21. At similar slump the air entrained concrete also had better stability than non-air entrained concrete so long as fluidisation occurred during vibration.
The third phase is to investigate how the vibratory parameters affect the stability of LWAC with different rheological parameters. The vibratory parameters include the frequency, amplitude, and acceleration generated during the vibration of
the concrete. Findings are summarised as follows based on the experimental results and discussion presented in Chapter 7:
22. The concrete had more segregation when the frequency, amplitude, and acceleration increased, provided that minimum energy to cause segregation was exceeded. However, the relationships between the segregation (expressed by MI value) and the vibratory parameters seem to be affected by the yield stress of the concrete. There was more segregation in the concrete with lower yield stress for given vibratory parameters.
23. When the concrete was fluidised during vibration, the air entrained concrete had less segregation than non-air entrained concrete with similar yield stress for given vibratory parameters.
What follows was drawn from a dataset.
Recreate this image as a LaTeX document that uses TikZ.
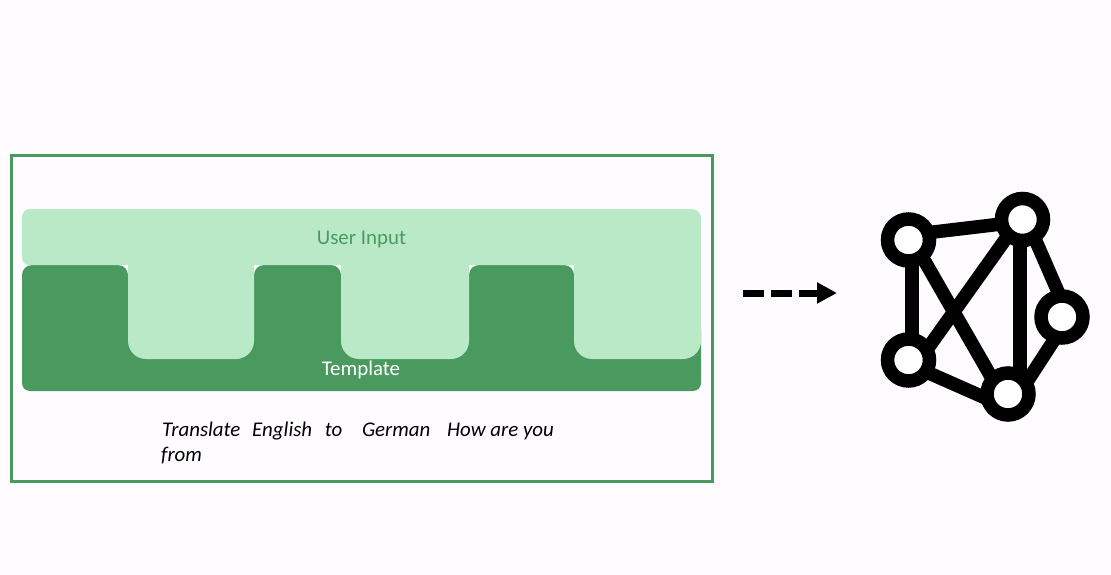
\documentclass[tikz,border=0pt]{standalone}
\usepackage{fontspec}
\setmainfont{Carlito}
\usetikzlibrary{arrows.meta}
\definecolor{dk}{HTML}{4A9A60}
\definecolor{lt}{HTML}{BAE9C8}
\definecolor{bgc}{HTML}{FEFCFE}
\pgfdeclarelayer{back}
\pgfdeclarelayer{edges}
\pgfsetlayers{back,edges,main}
\tikzset{
  netnode/.style={circle,draw=black,fill=white,line width=13.5pt,minimum size=42pt,inner sep=0pt},
  netedge/.style={draw=black,line width=13.5pt},
  lab/.style={font=\fontsize{20.9}{25}\selectfont,inner sep=0pt,anchor=base},
}
\begin{document}
\begin{tikzpicture}[x=1pt,y=-1pt]
\useasboundingbox (0,0) rectangle (1111,575);
\begin{pgfonlayer}{back}
\fill[bgc] (0,0) rectangle (1111,575);
\end{pgfonlayer}
% frame
\draw[dk,line width=3pt] (11.5,155.5) rectangle (712.5,481);
% notch corners
\fill[white] (254,265) rectangle (341,285);
\fill[white] (469,265) rectangle (574,285);
\fill[white] (118,265) rectangle (128,285);
% template
\fill[dk] (22,275) arc[start angle=180,end angle=270,radius=10] -- (118,265) arc[start angle=270,end angle=360,radius=10]
  -- (128,330) -- (254,330) -- (254,275) arc[start angle=180,end angle=270,radius=10]
  -- (331,265) arc[start angle=270,end angle=360,radius=10] -- (341,330) -- (469,330) -- (469,275)
  arc[start angle=180,end angle=270,radius=10] -- (564,265) arc[start angle=270,end angle=360,radius=10]
  -- (574,330) -- (701,330) -- (701,383) arc[start angle=0,end angle=90,radius=8]
  -- (30,391) arc[start angle=90,end angle=180,radius=8] -- cycle;
% user input
\fill[lt] (22,217) arc[start angle=180,end angle=270,radius=8] -- (692,209) arc[start angle=-90,end angle=0,radius=9]
  -- (701,341) arc[start angle=0,end angle=90,radius=18] -- (592,359) arc[start angle=90,end angle=180,radius=18]
  -- (574,265) -- (469,265) -- (469,341) arc[start angle=0,end angle=90,radius=18] -- (359,359)
  arc[start angle=90,end angle=180,radius=18] -- (341,265) -- (254,265) -- (254,341)
  arc[start angle=0,end angle=90,radius=18] -- (146,359) arc[start angle=90,end angle=180,radius=18]
  -- (128,265) -- (29,265) arc[start angle=90,end angle=180,radius=7] -- cycle;
\node[lab,text=dk] (userinput) at (361.5,244) {User Input};
\node[lab,text=white] (template) at (361,375) {Template};
\node[font=\fontsize{20.9}{25}\selectfont\itshape,inner sep=0pt,anchor=base west,align=left] (prompt) at (162,461)
  {Translate\hspace{7pt} English\hspace{8pt} to\hspace{15pt} German\hspace{12pt} How are you\\\hspace{-1pt}from};
% arrow
\coordinate (arrowstart) at (743,293);
\coordinate (arrowend) at (837,293);
\draw[line width=7pt,dash pattern=on 20.5pt off 7.5pt,-{Triangle[length=20pt,width=20pt]}] (arrowstart) -- (arrowend);
% network
\node[netnode] (na) at (908.5,240) {};
\node[netnode] (nb) at (1022.5,219.5) {};
\node[netnode] (nc) at (1062,317) {};
\node[netnode] (nd) at (1008,394) {};
\node[netnode] (ne) at (908.5,360) {};
\begin{pgfonlayer}{edges}
\draw[netedge] ([shift={(0,-5)}]na.center) -- ([shift={(0,2)}]nb.center);
\draw[netedge] ([shift={(3.5,0)}]na.center) -- ([shift={(3.5,0)}]ne.center);
\draw[netedge] ([shift={(4,0)}]na.center) -- ([shift={(-7,0)}]nd.center);
\draw[netedge] ([shift={(11,0)}]ne.center) -- ([shift={(-3,0)}]nb.center);
\draw[netedge] ([shift={(4,0)}]nb.center) -- ([shift={(7,0)}]nc.center);
\draw[netedge] ([shift={(7,0)}]nc.center) -- ([shift={(11,0)}]nd.center);
\draw[netedge] ([shift={(-2.5,0)}]nb.center) -- ([shift={(12,0)}]nd.center);
\draw[netedge] ([shift={(0,4)}]ne.center) -- ([shift={(0,14)}]nd.center);
\end{pgfonlayer}
\end{tikzpicture}
\end{document}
24. There was a minimum acceleration to cause segregation, which was higher than the minimum acceleration required for consolidation of concrete. Below the former, there was limited segregation in the concrete during vibration. In this study there was limited segregation at acceleration below 5g in the non-air entrained concrete with yield stress of about 400 to 550 Pa and slump of 50 to 100 mm; and in the air entrained concrete with yield stress of about 300 to 500 Pa and slump of 175 to 230 mm. The higher the yield stress of the concrete, the higher the minimum acceleration was necessary to cause significant segregation.
25. Above the minimum acceleration to cause segregation, a combination of higher amplitude and lower frequency led to more segregation in the concrete with low yield stresses. However, for the concrete with higher values of yield stresses, it appears that a combination of higher frequency and lower
amplitude led to more segregation and this contradicts the report on vibration by ACI 309 (1993). Further research is needed for verification.